▶ _Your instructions_: Go through the material below and report how many lines contain "matplotlib". Give only the number.

▶ _Exercise material_:

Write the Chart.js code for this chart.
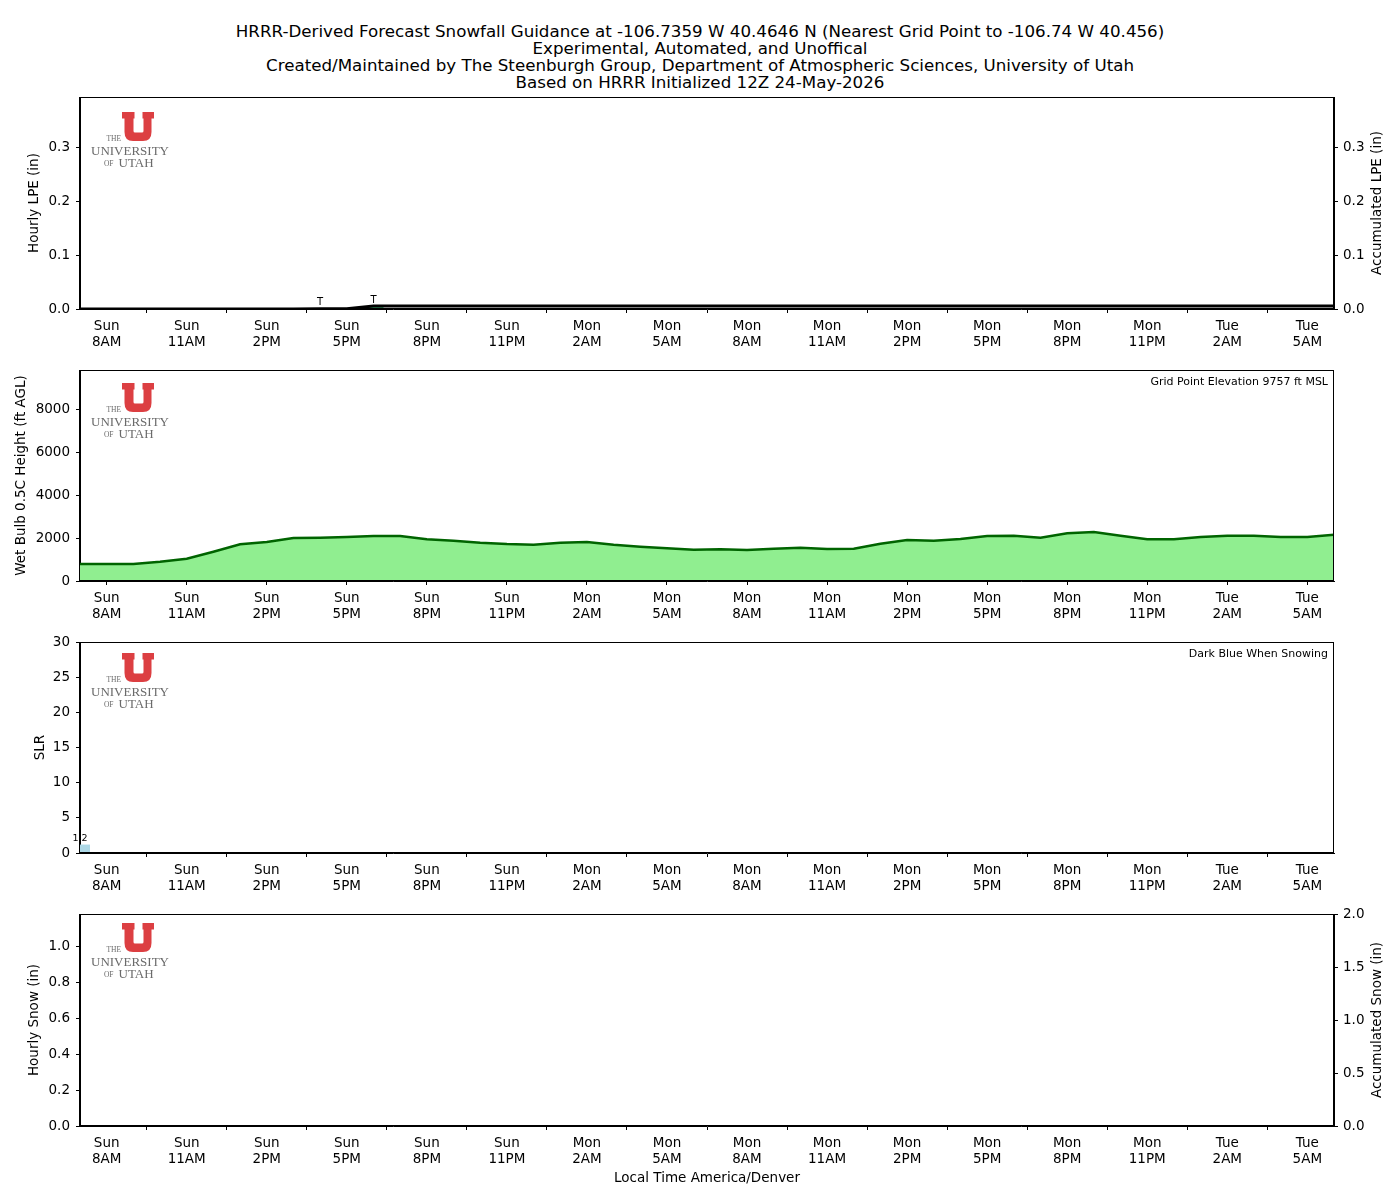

...

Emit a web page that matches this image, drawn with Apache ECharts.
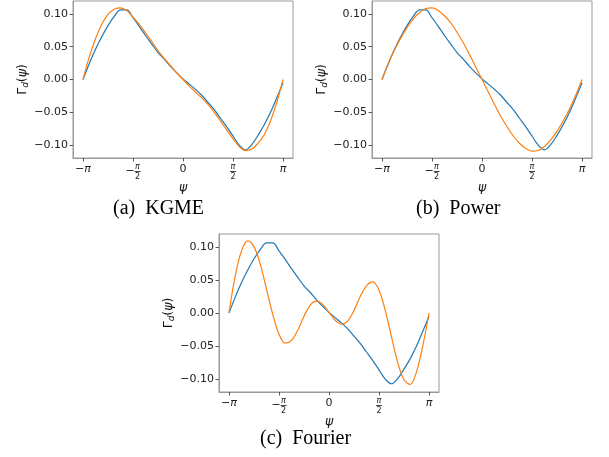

...

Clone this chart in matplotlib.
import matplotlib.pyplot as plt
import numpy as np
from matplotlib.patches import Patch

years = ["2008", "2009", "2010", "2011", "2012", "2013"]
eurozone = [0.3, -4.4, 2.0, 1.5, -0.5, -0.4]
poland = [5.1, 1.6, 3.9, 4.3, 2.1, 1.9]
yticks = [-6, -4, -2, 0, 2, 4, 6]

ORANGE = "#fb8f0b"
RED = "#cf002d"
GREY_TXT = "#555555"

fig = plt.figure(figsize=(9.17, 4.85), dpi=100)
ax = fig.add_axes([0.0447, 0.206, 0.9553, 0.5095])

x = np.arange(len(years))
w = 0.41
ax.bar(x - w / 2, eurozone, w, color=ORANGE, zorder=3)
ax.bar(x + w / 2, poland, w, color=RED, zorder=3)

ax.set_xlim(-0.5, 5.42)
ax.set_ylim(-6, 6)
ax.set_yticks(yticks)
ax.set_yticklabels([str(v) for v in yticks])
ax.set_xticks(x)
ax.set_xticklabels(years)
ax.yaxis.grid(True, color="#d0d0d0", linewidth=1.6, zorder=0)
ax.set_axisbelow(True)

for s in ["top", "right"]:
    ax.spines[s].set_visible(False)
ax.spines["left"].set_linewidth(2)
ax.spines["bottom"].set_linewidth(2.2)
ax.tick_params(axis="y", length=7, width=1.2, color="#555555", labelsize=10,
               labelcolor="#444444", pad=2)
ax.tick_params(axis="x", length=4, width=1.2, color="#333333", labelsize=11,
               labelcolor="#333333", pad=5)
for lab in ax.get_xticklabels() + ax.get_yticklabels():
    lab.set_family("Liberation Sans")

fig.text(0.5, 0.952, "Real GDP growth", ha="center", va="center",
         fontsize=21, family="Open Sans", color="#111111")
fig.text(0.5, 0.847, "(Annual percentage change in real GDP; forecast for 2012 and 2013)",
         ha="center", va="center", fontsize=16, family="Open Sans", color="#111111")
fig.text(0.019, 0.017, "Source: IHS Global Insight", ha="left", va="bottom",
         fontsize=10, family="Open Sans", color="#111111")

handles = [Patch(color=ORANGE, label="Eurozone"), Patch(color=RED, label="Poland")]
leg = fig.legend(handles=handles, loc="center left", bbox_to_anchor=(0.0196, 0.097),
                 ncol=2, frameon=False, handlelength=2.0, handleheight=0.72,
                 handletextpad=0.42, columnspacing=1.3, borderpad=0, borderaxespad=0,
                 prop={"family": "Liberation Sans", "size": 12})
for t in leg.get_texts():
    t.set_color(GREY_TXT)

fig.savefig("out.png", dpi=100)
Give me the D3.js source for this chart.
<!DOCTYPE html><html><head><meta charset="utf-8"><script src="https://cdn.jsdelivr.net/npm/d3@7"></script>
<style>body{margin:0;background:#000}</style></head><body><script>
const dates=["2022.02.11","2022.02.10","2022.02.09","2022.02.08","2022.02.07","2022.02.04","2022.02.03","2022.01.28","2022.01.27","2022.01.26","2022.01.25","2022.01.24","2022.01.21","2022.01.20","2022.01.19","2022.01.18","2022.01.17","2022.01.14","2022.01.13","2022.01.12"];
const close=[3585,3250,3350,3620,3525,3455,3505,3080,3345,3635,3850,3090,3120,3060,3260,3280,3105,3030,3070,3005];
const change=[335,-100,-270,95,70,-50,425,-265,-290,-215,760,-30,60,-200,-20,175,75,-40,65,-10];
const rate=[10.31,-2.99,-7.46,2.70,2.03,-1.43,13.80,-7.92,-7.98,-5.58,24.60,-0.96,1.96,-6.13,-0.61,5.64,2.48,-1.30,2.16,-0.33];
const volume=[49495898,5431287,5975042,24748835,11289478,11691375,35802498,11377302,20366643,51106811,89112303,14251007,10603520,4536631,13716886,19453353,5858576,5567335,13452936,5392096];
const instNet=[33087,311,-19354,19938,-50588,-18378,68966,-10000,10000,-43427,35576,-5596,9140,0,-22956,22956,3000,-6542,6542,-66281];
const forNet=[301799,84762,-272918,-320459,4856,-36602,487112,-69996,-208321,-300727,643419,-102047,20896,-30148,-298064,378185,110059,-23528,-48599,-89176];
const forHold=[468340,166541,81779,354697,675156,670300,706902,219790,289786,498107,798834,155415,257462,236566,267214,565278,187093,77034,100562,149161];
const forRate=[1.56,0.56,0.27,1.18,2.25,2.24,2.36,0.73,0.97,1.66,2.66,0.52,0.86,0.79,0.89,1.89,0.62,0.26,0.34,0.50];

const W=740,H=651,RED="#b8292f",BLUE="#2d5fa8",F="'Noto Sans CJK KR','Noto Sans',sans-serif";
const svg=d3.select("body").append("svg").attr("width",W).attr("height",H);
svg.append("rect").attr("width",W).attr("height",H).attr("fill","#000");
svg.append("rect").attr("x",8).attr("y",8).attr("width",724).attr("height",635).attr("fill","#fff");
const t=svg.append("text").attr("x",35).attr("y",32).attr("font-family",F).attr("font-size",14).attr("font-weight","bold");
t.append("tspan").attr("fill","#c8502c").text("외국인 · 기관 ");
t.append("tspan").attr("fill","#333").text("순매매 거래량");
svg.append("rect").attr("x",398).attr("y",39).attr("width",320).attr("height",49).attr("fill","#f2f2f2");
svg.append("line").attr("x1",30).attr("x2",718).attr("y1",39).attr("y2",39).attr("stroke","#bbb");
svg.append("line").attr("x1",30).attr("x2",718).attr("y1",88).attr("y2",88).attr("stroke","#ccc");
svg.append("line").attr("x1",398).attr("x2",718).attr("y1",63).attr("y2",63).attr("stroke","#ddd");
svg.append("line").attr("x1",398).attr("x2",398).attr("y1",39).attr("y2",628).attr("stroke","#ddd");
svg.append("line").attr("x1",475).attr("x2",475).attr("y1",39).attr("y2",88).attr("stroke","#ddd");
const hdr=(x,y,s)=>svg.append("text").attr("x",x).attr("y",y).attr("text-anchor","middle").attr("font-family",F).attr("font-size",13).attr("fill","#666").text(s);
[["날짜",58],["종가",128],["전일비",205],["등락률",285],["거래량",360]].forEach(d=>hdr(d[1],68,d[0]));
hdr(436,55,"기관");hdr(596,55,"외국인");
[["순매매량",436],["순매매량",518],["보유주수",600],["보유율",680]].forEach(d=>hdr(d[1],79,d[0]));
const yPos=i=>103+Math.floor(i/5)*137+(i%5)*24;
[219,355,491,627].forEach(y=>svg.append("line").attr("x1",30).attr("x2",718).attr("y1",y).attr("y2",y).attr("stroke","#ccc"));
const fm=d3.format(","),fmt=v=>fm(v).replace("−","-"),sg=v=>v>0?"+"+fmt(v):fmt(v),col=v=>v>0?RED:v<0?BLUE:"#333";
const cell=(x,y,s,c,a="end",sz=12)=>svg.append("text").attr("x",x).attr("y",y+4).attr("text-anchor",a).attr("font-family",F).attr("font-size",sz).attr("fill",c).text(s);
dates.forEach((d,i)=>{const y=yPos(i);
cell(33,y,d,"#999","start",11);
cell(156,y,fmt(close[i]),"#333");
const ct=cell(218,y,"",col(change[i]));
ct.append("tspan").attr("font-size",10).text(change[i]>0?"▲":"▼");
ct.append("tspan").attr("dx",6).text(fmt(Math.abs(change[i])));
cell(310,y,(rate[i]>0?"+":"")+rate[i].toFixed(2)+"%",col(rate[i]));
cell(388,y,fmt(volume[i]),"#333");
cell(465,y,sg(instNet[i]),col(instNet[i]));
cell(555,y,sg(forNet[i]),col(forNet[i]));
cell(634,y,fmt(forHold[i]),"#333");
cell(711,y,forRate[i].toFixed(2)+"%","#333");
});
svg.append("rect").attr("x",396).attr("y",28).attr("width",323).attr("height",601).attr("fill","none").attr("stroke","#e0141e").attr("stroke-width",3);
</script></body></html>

▶ _Answer to the task_: 3